The place in question is La Esquina in Jackson Heights. If you ever find yourself on Roosevelt Avenue and craving an adventurous seafood experience, you know where to go (if you don’t want to take Bronson’s word for it, The New York Times also gave the spot their stamp of approval).
However, it’s the basics that ultimately define bodegas. According to Bronson:
“You should never pay more than 25 cents for a bag of chips. Wise and Utz exclusively. There’s people paying $1.99 a bag for those fancy chips. Get out of here… Even the Party Mix is too fancy. It’s all about the pretzel sticks. And there should just be big boxes of shit you can buy stuff from— Fruit Roll-Ups, Dunkaroos, all of that… There’s no San Pellegrino. It’s Snapple and Mistic and that’s it.”

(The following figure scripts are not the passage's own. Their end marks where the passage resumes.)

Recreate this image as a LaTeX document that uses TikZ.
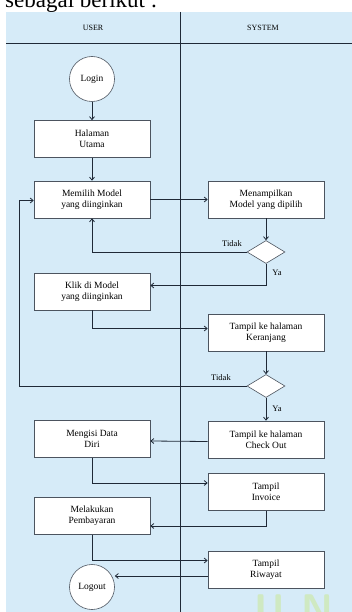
\documentclass[tikz,border=0pt]{standalone}
\usepackage{fontspec}
\setmainfont{Liberation Serif}
\usetikzlibrary{shapes.geometric}
\usetikzlibrary{arrows.meta}

\definecolor{lanebg}{HTML}{D6EBF8}
\definecolor{garis}{HTML}{1F2937}
\definecolor{tanda}{HTML}{CFE9C2}

\tikzset{
  proses/.style={draw=garis!80, line width=0.6pt, fill=white, minimum width=116pt, minimum height=37pt, align=center, inner sep=1pt, font=\fontsize{9.5}{11}\selectfont},
  terminal/.style={circle, draw=garis!80, line width=0.6pt, fill=white, minimum size=45pt, inner sep=0pt, font=\fontsize{9.5}{11}\selectfont},
  keputusan/.style={diamond, draw=garis!80, line width=0.6pt, fill=white, minimum width=38pt, minimum height=23pt, inner sep=0pt},
  alur/.style={draw=garis, line width=0.8pt, -{Straight Barb[length=3pt,width=5pt]}},
  ket/.style={font=\fontsize{8.5}{10}\selectfont, inner sep=1pt},
  logohuruf/.style={font=\fontsize{40}{42}\selectfont\sffamily\bfseries, text=tanda, anchor=base, inner sep=0pt}
}

\begin{document}
\begin{tikzpicture}[x=1pt,y=-1pt]
  \useasboundingbox (0,0) rectangle (352,612);
  \clip (0,0) rectangle (352,612);
  \fill[white] (0,0) rectangle (352,612);
  \node[anchor=base west, inner sep=0pt, font=\fontsize{23}{26}\selectfont] (judul) at (5,8) {sebagai berikut :};
  \fill[lanebg] (6,12) rectangle (352,612);
  \node[logohuruf] (logou) at (270,622) {U};
  \node[logohuruf] (logon) at (317,622) {N};

  % swimlane
  \node[font=\fontsize{8}{9}\selectfont] (user) at (93,28) {USER};
  \node[font=\fontsize{8}{9}\selectfont] (system) at (263,28) {SYSTEM};
  \draw[garis, line width=1pt] (6,43.5) -- (352,43.5);
  \draw[garis, line width=1pt] (180,12) -- (180,612);

  \node[terminal] (login) at (92,79) {Login};
  \node[proses] (utama) at (92,139) {Halaman\\Utama};
  \node[proses] (memilih) at (92,199.5) {Memilih Model\\yang diinginkan};
  \node[proses] (tampilmodel) at (266,199.5) {Menampilkan\\Model yang dipilih};
  \node[keputusan] (cek1) at (266,252) {};
  \node[proses] (klik) at (92,291.5) {Klik di Model\\yang diinginkan};
  \node[proses] (keranjang) at (266,332.5) {Tampil ke halaman\\Keranjang};
  \node[keputusan] (cek2) at (266,386) {};
  \node[proses] (checkout) at (266,439.5) {Tampil ke halaman\\Check Out};
  \node[proses] (mengisi) at (92,439) {Mengisi Data\\Diri};
  \node[proses] (invoice) at (266,492) {Tampil\\Invoice};
  \node[proses] (bayar) at (92,516) {Melakukan\\Pembayaran};
  \node[proses] (riwayat) at (266,569.5) {Tampil\\Riwayat};
  \node[terminal] (logout) at (92,587) {Logout};
  \coordinate (kiri) at (19,0);

  \draw[alur] (login) -- (utama);
  \draw[alur] (utama) -- (memilih);
  \draw[alur] (memilih) -- (tampilmodel);
  \draw[alur] (tampilmodel) -- (cek1);
  \draw[alur] (cek1.west) -| (memilih.south);
  \draw[alur] (cek1.south) |- ([yshift=6pt]klik.east);
  \draw[alur] (klik.south) |- ([yshift=4pt]keranjang.west);
  \draw[alur] (keranjang) -- (cek2);
  \draw[alur] (cek2.west) -- (cek2.west -| kiri) |- ([yshift=-1pt]memilih.west);
  \draw[alur] (cek2) -- (checkout);
  \draw[alur] ([yshift=-2pt]checkout.west) -- ([yshift=-2pt]mengisi.east);
  \draw[alur] (mengisi.south) |- ([yshift=9pt]invoice.west);
  \draw[alur] (invoice.south) |- ([yshift=-10pt]bayar.east);
  \draw[alur] (bayar.south) |- ([yshift=9pt]riwayat.west);
  \draw[alur] ([yshift=-6.5pt]riwayat.west) -- (logout.east |- 0,576);

  \node[ket] (tidak1) at (232,244) {Tidak};
  \node[ket] (ya1) at (277,273) {Ya};
  \node[ket] (tidak2) at (221,378) {Tidak};
  \node[ket] (ya2) at (277,409) {Ya};
\end{tikzpicture}
\end{document}
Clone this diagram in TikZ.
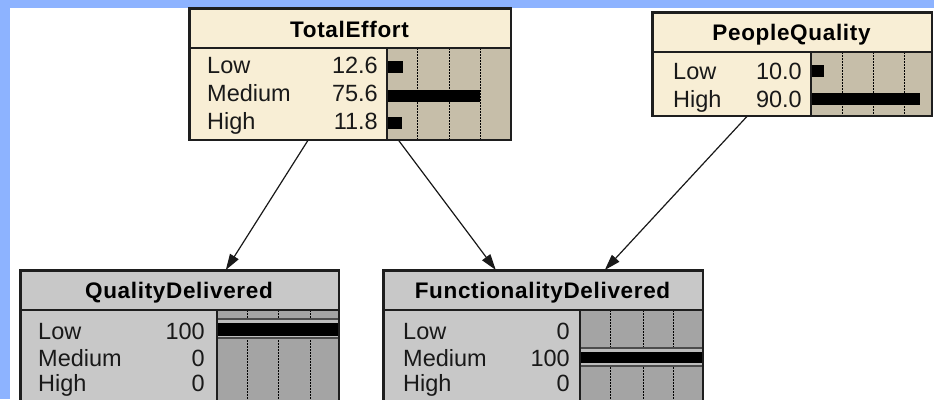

I asked him if he’s come across the cultural equivalent of a bodega during his many travels around the globe and after spending a few seconds gazing at Manhattan in thought, one particular example popped to mind:
“There are these places in Paris that just sell bread and cigarettes. They don’t even have water. Just bread and fucking cigarettes.”
We wrapped up our conversation and I headed over to the pop-up, and as someone who largely relies on the Mexican deli a couple of blocks away from my place to survive, I was skeptical it would be able to capture the true spirit of a bodega in a warehouse in Brooklyn. It turns out I was wrong.
The concept is similar to Boston’s Bodega, a streetwear store featuring a purposefully dingey storefront with a showroom tucked behind a sliding soda machine. However, the pop-up’s interior was warm, bright, and immediately familiar. I had a mental checklist of the items I expected to see and was shocked by how many boxes I was able to tick while walking the signaturely cramped aisles stocked with household supplies and most of the Hispanic goods that have become a staple in my kitchen since moving to my neighborhood.
They got dinged a point for the lack of Cholula in the hot sauce section but quickly gained one back by giving you the option to stash a Tecate in a paper bag.
The only real thing that stood out was the lack of phone cards behind the counter, which are typically located next to a few racks of condoms with a disproportionate amount of Magnums missing and the bags of colorfully-named “performance-enhancers”— or, as Action refers to them: “Street Fighter dick pills.” However, I can understand why they might have omitted those last two.
I sampled a few fancy cocktails made with Altos designed to complement the concept and couldn’t help but think back to the last thing Action said to me. As I was leaving his room, he grabbed my shoulder and pulled me aside.
“Put this in the article,” he said very seriously. “If you’re drinking tequila, the best mixer in the whole bodega is… grapefruit juice.” He paused, looking at the ceiling and motioning upwards with his arm like a ringmaster introducing a trapeze artist.
“I call it… The Paloma!”
It looks like he can also add “mixologist” to his résumé.